* GIVEN INSTRUCTION: In how many lines does the string "React" appear? Answer with the number only.

* SOURCE EXCERPT:
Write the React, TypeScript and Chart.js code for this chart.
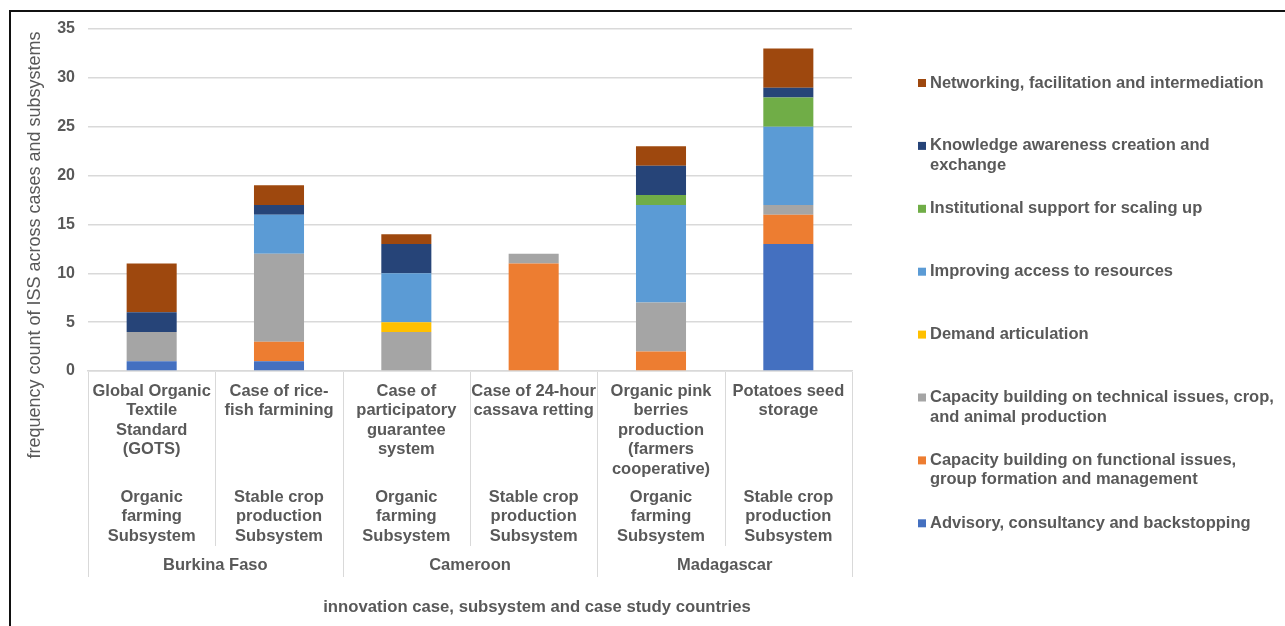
import React, { useEffect, useRef } from "react";
import { Chart, registerables } from "chart.js";

Chart.register(...registerables);

const cases: string[][] = [
  ["Global Organic", "Textile", "Standard", "(GOTS)"],
  ["Case of rice-", "fish farmining"],
  ["Case of", "participatory", "guarantee", "system"],
  ["Case of 24-hour", "cassava retting"],
  ["Organic pink", "berries", "production", "(farmers", "cooperative)"],
  ["Potatoes seed", "storage"],
];
const subsystems: string[][] = [
  ["Organic", "farming", "Subsystem"],
  ["Stable crop", "production", "Subsystem"],
  ["Organic", "farming", "Subsystem"],
  ["Stable crop", "production", "Subsystem"],
  ["Organic", "farming", "Subsystem"],
  ["Stable crop", "production", "Subsystem"],
];
const countries = ["Burkina Faso", "Cameroon", "Madagascar"];
const countrySpan = [2, 2, 2];

const advisory = [1, 1, 0, 0, 0, 13];
const functionalCap = [0, 2, 0, 11, 2, 3];
const technicalCap = [3, 9, 4, 1, 5, 1];
const demand = [0, 0, 1, 0, 0, 0];
const resources = [0, 4, 5, 0, 10, 8];
const institutional = [0, 0, 0, 0, 1, 3];
const knowledge = [2, 1, 3, 0, 3, 1];
const networking = [5, 2, 1, 0, 2, 4];

const seriesLines: string[][] = [
  ["Advisory, consultancy and backstopping"],
  ["Capacity building on functional issues,", "group formation and management"],
  ["Capacity building on technical issues, crop,", "and animal production"],
  ["Demand articulation"],
  ["Improving access to resources"],
  ["Institutional support for scaling up"],
  ["Knowledge awareness creation and", "exchange"],
  ["Networking, facilitation and intermediation"],
];
const seriesValues = [advisory, functionalCap, technicalCap, demand, resources, institutional, knowledge, networking];
const seriesColors = ["#4470C0", "#ED7D31", "#A5A5A5", "#FFC000", "#5B9BD5", "#70AD47", "#264478", "#9E480E"];

const yTitle = "frequency count of ISS across cases and subsystems";
const xTitle = "innovation case, subsystem and case study countries";

const FONT = "'Liberation Sans', Arial, sans-serif";
const TEXT = "#595959";

const customPlugin = {
  id: "custom",
  afterDraw(chart: any) {
    const ctx = chart.ctx as CanvasRenderingContext2D;
    const x = chart.scales.x;
    const area = chart.chartArea;
    const n = cases.length;
    const catW = (area.right - area.left) / n;
    ctx.save();
    // frame
    ctx.strokeStyle = "#111";
    ctx.lineWidth = 2;
    ctx.beginPath();
    ctx.moveTo(10, 626);
    ctx.lineTo(10, 11);
    ctx.lineTo(1285, 11);
    ctx.stroke();

    // category separators
    ctx.strokeStyle = "#d9d9d9";
    ctx.lineWidth = 1;
    const yTop = area.bottom + 1;
    const boundaries: number[] = [0];
    let acc = 0;
    countrySpan.forEach((s) => { acc += s; boundaries.push(acc); });
    for (let i = 0; i <= n; i++) {
      const bx = Math.round(area.left + i * catW) + 0.5;
      const isCountry = boundaries.indexOf(i) >= 0;
      ctx.beginPath();
      ctx.moveTo(bx, yTop);
      ctx.lineTo(bx, isCountry ? 577 : 546);
      ctx.stroke();
    }

    ctx.fillStyle = TEXT;
    ctx.textAlign = "center";
    ctx.textBaseline = "middle";
    ctx.font = `bold 16.5px ${FONT}`;
    for (let i = 0; i < n; i++) {
      const cx = x.getPixelForValue(i);
      cases[i].forEach((ln, j) => ctx.fillText(ln, cx, 391 + j * 19.5));
      subsystems[i].forEach((ln, j) => ctx.fillText(ln, cx, 497 + j * 19.5));
    }
    let start = 0;
    countries.forEach((c, k) => {
      const l = area.left + start * catW;
      const r = area.left + (start + countrySpan[k]) * catW;
      ctx.fillText(c, (l + r) / 2, 565);
      start += countrySpan[k];
    });

    // axis titles
    ctx.font = `bold 16.7px ${FONT}`;
    ctx.fillText(xTitle, 537, 607);
    ctx.save();
    ctx.translate(35, 245);
    ctx.rotate(-Math.PI / 2);
    ctx.font = `18px ${FONT}`;
    ctx.fillText(yTitle, 0, 0);
    ctx.restore();

    // legend
    ctx.textAlign = "left";
    ctx.font = `bold 16.5px ${FONT}`;
    const m = seriesLines.length;
    for (let k = 0; k < m; k++) {
      const idx = m - 1 - k;
      const ly = 83 + k * 62.9;
      ctx.fillStyle = seriesColors[idx];
      ctx.fillRect(918, ly - 4, 8, 8);
      ctx.fillStyle = TEXT;
      seriesLines[idx].forEach((ln, j) => ctx.fillText(ln, 930, ly + j * 19.5));
    }
    ctx.restore();
  },
};

export default function App() {
  const ref = useRef<HTMLCanvasElement | null>(null);
  useEffect(() => {
    document.body.style.margin = "0";
    const canvas = ref.current;
    if (!canvas) return;
    const chart = new Chart(canvas, {
      type: "bar",
      data: {
        labels: cases.map((c) => c.join(" ")),
        datasets: seriesLines.map((lines, i) => ({
          label: lines.join(" "),
          data: seriesValues[i],
          backgroundColor: seriesColors[i],
          borderWidth: 0,
          categoryPercentage: 1,
          barPercentage: 0.393,
        })),
      },
      options: {
        animation: false,
        responsive: false,
        devicePixelRatio: 1,
        layout: { padding: { left: 0, right: 433, top: 29, bottom: 255 } },
        plugins: { legend: { display: false }, tooltip: { enabled: false } },
        scales: {
          x: {
            stacked: true,
            ticks: { display: false },
            grid: { display: false },
            border: { display: true, color: "#d9d9d9", width: 1.5 },
            afterFit: (s: any) => { s.height = 0; },
          },
          y: {
            stacked: true,
            min: 0,
            max: 35,
            ticks: {
              stepSize: 5,
              padding: 13,
              color: TEXT,
              font: { family: FONT, size: 16, weight: "bold" },
            },
            grid: { color: "#d9d9d9", lineWidth: 1.5, drawTicks: false },
            border: { display: false },
            afterFit: (s: any) => { s.width = 88; },
          },
        },
      },
      plugins: [customPlugin],
    } as any);
    return () => chart.destroy();
  }, []);
  return (
    <div style={{ width: 1285, height: 626, position: "relative", background: "#fff" }}>
      <canvas ref={ref} width={1285} height={626} style={{ display: "block" }} />
    </div>
  );
}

* FINAL ANSWER: 2